On Sunday October 16 at Sterling's Upstairs at the Federal actress/singer Tory Stolper presented her first cabaret show Faith, Trust & Pixie Dust. Miss Stolper was the winner of LA's Next Great Stage Star 2015, and one fantastic element of this cabaret show was Stolper's inclusion of her runners-up as guest stars. Stolper's personal journey, its ups and downs so far - mostly ups, fortunately, for such a young artist - was the subject of the evening, and was a bit heavy-handed at times, but because of her beautiful singing voice and choice of music, the dark moods turned bright and quite fulfilling for the audience. The 75-minute piece was directed with fine structure by James Mellon and with always outstanding musical direction from accompanist James Lent.

Stolper began with a Peter Pan medley which included "I'm Flying", "I Gotta Crow" and "Neverland". Peter Pan was a thrilling and adventuresome character for Stolper growing up in Boston, and she always aimed to emulate him, his sense of freedom, trust and belief in the possibility of everything good.

Highlights of the evening included a deliciously comedic duet with Jotape Lockwood, a runner-up in the 2015 contest. Jotape is deliriously funny, and he and Tori blew the roof off the joint with "Anything You Can Do" from Annie Get Your Gun.
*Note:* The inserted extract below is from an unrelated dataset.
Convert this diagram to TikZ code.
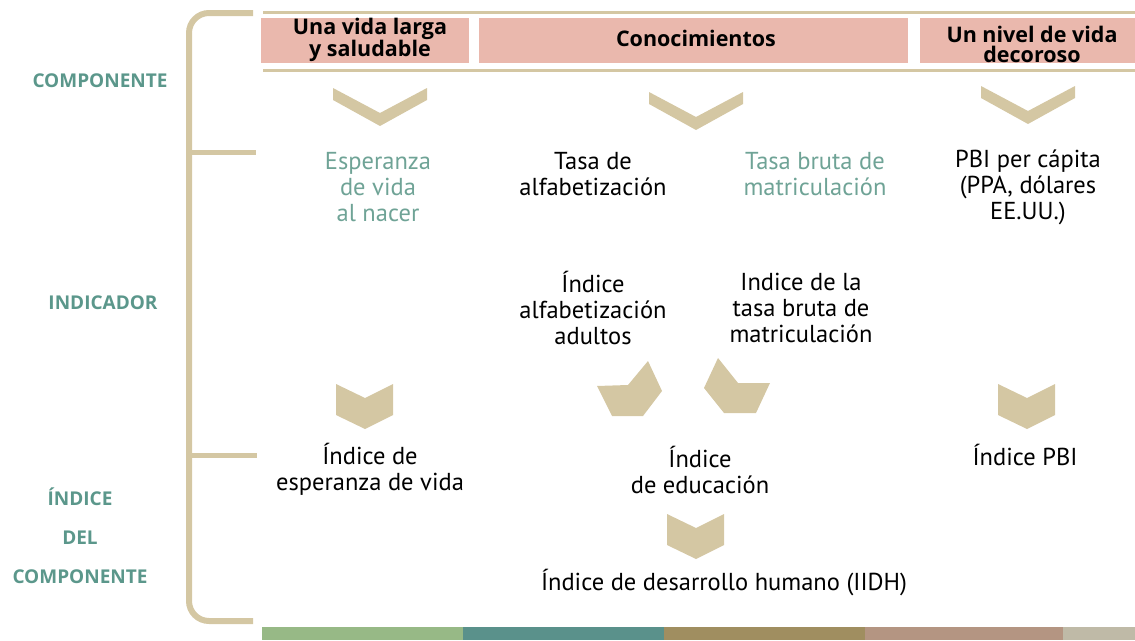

Their chemistry was phenomenal. His facial expressions and rapid-fire gestures would crack up even the soberest of individuals.There was another lovely duet with pretty runner-up Kelley Dorney "Flight" by Craig Carnelia and accompanied beautifully on the violin by Nolan Livesay.

Some numbers were composed specifically for Stolper's show by friends. For example, a delightful tune about leaving the fast-paced, crazed world of the artist in LA entitled "You're Gonna Miss Me" by Segun Oluwadele had great moments of fun and fancy. Another was a more serious "Note to Self" by Nathan Furtig. This was about re-examining your life plans and changing your course for the better. Ah, self-reflection! Stolper had put cards and envelopes on every table and requested that audience members write a note to themselves, put it in the envelope, address it, and she promised to send them back in a year's time.A refreshing element showing originality and great caring support on her part! Fertig and Taylor Fugit joined Stolper on stage for a curiously intriguing "The Eye". Self-concepts change with time and "She Used To Be Mine" by Sara Bareilles was a kind reminder to re-evaluate yourself on a regular basis.
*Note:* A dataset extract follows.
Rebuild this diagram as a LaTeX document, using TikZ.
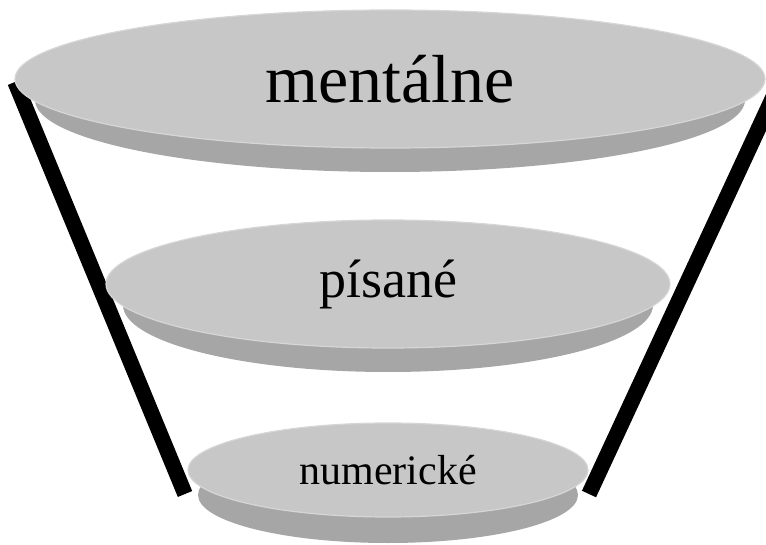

My favorite part of the evening was the inclusion of the standards all of which are nicely suited to Stolper's voice and delivery. They were Sondheim's "Move On" from Sunday in the Park with George. a gorgeous rendition of "Something Good" sung originally by Julie Andrews in the film The Sound of Music, and lastly Carole King's "Beautiful", all adding uber positive touches to Stolper's creative and personal journey thus far. She concluded as she had begun with Peter Pan, only this time with Scott Alan's lovely contemporary perspective "Never Never Land (Fly Away)".

On a deliciously amusing note, "Move On" had a last minute change. Stolper's duet partner became sick at the eleventh hour and on the recommendation of James Lent, Casey Johnson was brought in. Stolper, due to a busy schedule met him on Hollywood Boulevard that morning and they rehearsed the song for the very first time in front of a crowd of enthusiastic onlookers/tourists. What a splendiferous example of the unpredictability of show biz!

Tory Stolper is a warm and engaging performer with an extremely wonderful singing style guaranteed to engage her audience wherever she plays. That last story really proves the point. Don't miss her as her star continues to shine!